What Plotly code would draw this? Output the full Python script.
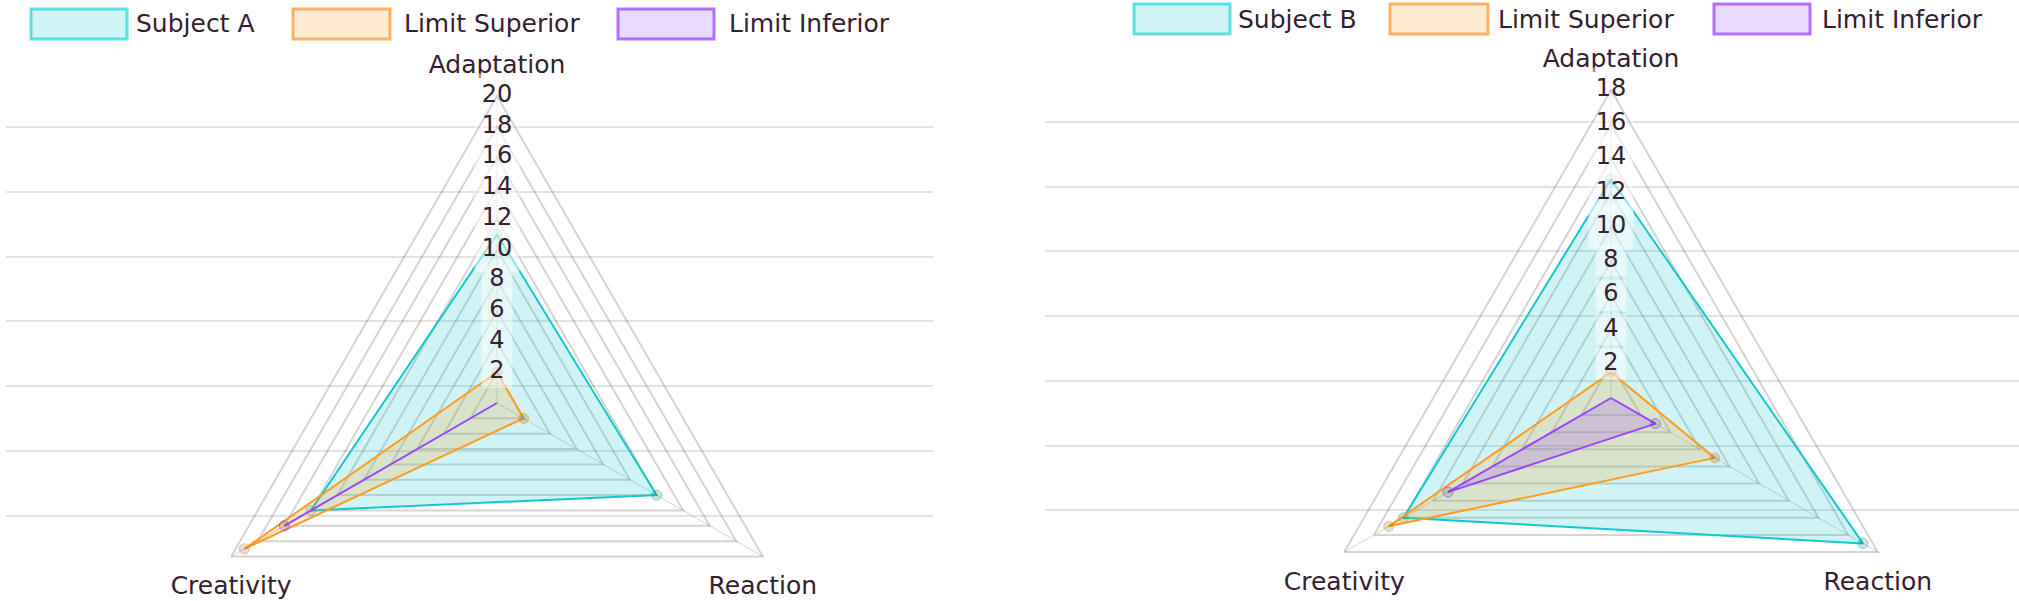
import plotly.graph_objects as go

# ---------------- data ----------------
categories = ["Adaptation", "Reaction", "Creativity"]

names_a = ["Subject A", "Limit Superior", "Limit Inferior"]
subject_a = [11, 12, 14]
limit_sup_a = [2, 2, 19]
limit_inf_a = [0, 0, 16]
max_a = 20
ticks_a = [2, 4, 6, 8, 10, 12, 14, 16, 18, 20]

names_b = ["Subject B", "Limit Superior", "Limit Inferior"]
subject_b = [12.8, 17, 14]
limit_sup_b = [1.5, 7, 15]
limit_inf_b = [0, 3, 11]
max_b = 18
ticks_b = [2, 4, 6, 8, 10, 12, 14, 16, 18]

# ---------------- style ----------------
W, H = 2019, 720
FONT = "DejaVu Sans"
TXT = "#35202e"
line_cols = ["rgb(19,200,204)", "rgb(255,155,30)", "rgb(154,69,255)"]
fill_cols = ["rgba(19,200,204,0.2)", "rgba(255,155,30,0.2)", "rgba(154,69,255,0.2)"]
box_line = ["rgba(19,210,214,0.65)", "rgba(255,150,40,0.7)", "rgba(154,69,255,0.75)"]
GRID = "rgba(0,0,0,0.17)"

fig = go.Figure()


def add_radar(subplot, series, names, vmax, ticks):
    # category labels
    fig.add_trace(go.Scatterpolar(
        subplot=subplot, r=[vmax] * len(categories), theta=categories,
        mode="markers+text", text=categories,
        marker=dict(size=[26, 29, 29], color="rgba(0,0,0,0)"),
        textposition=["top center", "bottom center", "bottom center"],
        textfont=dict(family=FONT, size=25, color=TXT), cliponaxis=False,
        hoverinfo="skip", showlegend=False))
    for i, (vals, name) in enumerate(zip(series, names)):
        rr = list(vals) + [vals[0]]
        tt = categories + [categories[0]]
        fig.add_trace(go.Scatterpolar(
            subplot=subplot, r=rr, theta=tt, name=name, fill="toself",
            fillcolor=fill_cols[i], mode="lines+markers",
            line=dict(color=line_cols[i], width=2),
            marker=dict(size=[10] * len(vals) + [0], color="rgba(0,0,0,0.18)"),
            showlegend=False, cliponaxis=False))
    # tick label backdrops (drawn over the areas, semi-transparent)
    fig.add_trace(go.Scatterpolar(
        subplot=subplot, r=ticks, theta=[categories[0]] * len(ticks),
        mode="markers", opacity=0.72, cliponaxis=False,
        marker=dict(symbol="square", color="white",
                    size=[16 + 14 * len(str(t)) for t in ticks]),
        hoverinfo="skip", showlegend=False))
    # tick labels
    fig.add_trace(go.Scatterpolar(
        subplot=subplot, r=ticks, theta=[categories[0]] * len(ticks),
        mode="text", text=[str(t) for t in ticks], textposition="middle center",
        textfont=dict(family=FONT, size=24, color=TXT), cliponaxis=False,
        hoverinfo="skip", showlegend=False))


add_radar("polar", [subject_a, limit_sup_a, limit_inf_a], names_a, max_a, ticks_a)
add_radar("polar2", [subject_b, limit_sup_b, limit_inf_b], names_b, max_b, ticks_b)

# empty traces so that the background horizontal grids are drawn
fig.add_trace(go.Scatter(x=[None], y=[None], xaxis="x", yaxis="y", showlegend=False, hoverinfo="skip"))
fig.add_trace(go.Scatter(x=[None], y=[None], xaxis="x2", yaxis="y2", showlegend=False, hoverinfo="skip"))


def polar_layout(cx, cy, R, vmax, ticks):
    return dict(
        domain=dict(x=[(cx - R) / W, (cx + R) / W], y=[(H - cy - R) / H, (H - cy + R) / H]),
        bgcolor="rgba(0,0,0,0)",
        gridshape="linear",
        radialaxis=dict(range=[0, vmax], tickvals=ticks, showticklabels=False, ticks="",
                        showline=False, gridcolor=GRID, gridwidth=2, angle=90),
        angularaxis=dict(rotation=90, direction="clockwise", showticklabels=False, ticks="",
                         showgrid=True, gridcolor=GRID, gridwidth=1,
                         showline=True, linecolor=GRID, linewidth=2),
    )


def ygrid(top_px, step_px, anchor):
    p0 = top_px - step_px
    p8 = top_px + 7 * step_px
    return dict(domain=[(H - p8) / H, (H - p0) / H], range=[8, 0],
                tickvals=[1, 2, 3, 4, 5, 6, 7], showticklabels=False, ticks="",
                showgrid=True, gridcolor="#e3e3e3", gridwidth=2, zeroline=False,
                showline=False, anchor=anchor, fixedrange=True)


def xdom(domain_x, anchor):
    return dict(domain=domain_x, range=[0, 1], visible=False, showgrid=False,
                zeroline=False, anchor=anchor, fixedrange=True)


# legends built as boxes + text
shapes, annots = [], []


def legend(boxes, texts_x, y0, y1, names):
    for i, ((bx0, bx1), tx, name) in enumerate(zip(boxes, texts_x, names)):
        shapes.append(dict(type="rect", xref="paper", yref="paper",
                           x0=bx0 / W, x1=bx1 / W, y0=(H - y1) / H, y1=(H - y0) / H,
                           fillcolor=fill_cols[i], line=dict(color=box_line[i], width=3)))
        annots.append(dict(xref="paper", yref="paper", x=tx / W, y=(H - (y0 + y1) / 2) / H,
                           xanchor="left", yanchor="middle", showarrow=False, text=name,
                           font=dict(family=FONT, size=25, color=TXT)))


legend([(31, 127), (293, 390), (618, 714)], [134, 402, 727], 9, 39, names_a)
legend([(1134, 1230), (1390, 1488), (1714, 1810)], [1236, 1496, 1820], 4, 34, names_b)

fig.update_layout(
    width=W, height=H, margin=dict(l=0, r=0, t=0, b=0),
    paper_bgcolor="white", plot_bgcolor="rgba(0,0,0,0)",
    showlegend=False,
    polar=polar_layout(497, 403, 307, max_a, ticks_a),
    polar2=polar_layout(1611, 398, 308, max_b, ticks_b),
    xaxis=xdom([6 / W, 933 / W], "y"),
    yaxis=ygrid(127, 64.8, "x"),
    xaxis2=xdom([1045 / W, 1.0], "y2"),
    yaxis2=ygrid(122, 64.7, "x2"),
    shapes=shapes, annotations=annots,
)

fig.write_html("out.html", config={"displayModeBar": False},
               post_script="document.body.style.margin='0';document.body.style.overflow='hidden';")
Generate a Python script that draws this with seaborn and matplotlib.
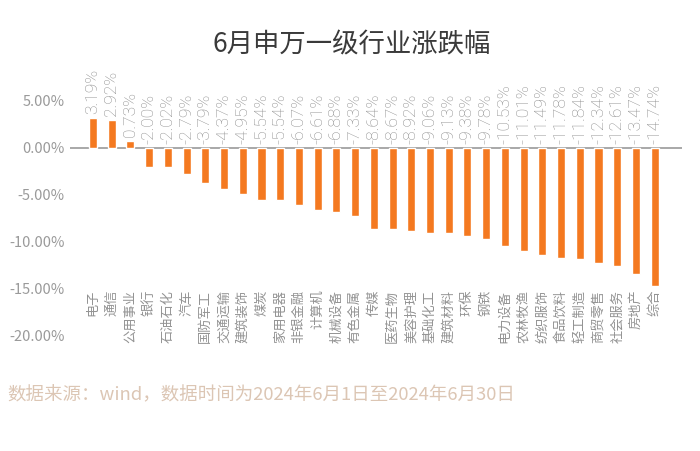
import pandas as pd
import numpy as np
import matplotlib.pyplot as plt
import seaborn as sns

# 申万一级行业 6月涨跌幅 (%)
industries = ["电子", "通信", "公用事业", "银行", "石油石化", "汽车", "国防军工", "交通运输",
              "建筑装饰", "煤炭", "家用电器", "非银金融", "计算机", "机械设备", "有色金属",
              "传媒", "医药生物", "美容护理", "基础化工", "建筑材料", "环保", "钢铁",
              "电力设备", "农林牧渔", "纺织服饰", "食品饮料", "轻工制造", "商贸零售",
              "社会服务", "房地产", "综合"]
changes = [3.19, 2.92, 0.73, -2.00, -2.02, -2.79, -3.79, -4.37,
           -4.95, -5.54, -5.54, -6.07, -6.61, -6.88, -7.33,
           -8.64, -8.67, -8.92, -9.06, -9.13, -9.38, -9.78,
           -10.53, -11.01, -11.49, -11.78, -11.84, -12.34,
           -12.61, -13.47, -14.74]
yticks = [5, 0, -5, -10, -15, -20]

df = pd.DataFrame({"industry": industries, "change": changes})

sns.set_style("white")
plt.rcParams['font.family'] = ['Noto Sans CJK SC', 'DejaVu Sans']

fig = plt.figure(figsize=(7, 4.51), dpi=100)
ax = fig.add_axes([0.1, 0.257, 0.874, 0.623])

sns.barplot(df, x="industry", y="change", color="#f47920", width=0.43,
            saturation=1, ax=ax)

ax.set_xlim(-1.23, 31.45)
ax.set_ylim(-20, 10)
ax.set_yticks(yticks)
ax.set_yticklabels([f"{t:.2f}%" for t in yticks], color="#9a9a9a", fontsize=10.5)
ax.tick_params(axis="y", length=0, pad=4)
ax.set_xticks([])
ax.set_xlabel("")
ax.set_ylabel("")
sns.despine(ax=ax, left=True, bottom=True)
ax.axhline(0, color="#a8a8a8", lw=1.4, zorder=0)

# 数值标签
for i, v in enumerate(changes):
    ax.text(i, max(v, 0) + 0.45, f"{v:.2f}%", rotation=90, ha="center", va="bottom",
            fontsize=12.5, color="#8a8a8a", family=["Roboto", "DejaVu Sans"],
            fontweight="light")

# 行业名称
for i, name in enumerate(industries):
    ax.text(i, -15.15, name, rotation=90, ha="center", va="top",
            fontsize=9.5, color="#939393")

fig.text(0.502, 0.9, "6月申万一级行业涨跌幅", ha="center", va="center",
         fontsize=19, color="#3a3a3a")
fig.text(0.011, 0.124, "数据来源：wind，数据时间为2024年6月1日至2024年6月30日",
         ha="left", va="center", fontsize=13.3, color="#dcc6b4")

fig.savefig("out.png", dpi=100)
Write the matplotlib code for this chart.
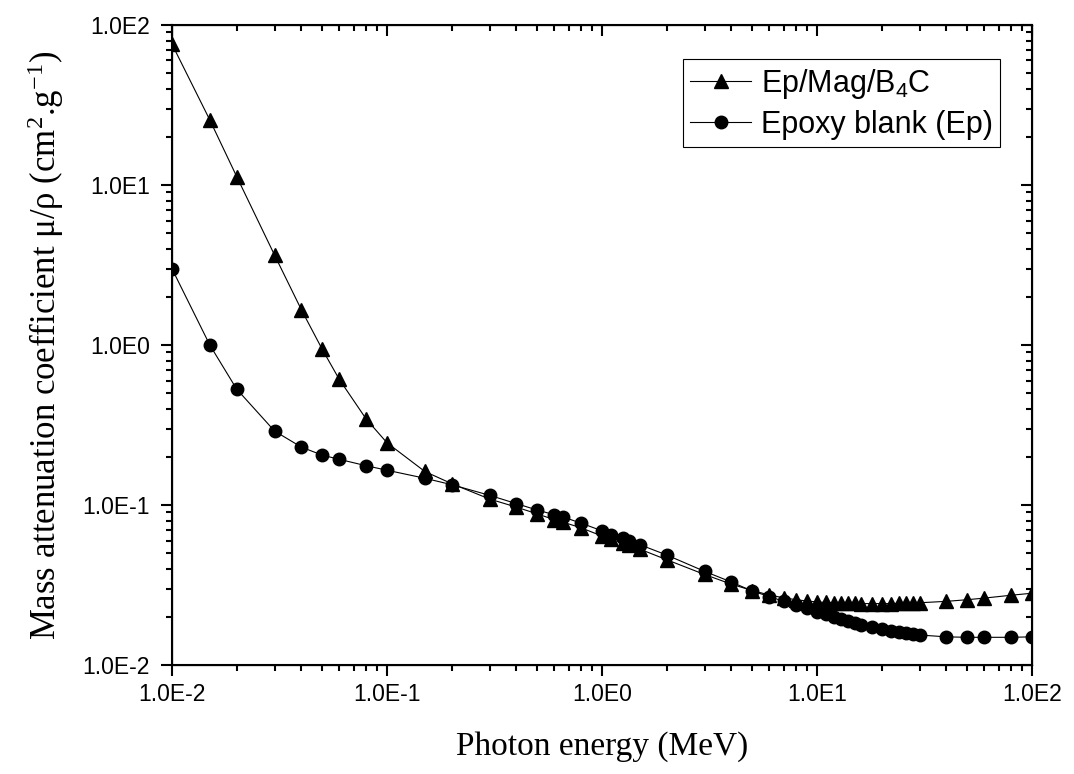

________________

Check all the records above and select each line where the string "this" is found.

- **Complete response**:
What Plotly code would draw this? Output the full Python script.
Generate a Python script that draws this with seaborn and matplotlib.
Write the matplotlib code for this chart.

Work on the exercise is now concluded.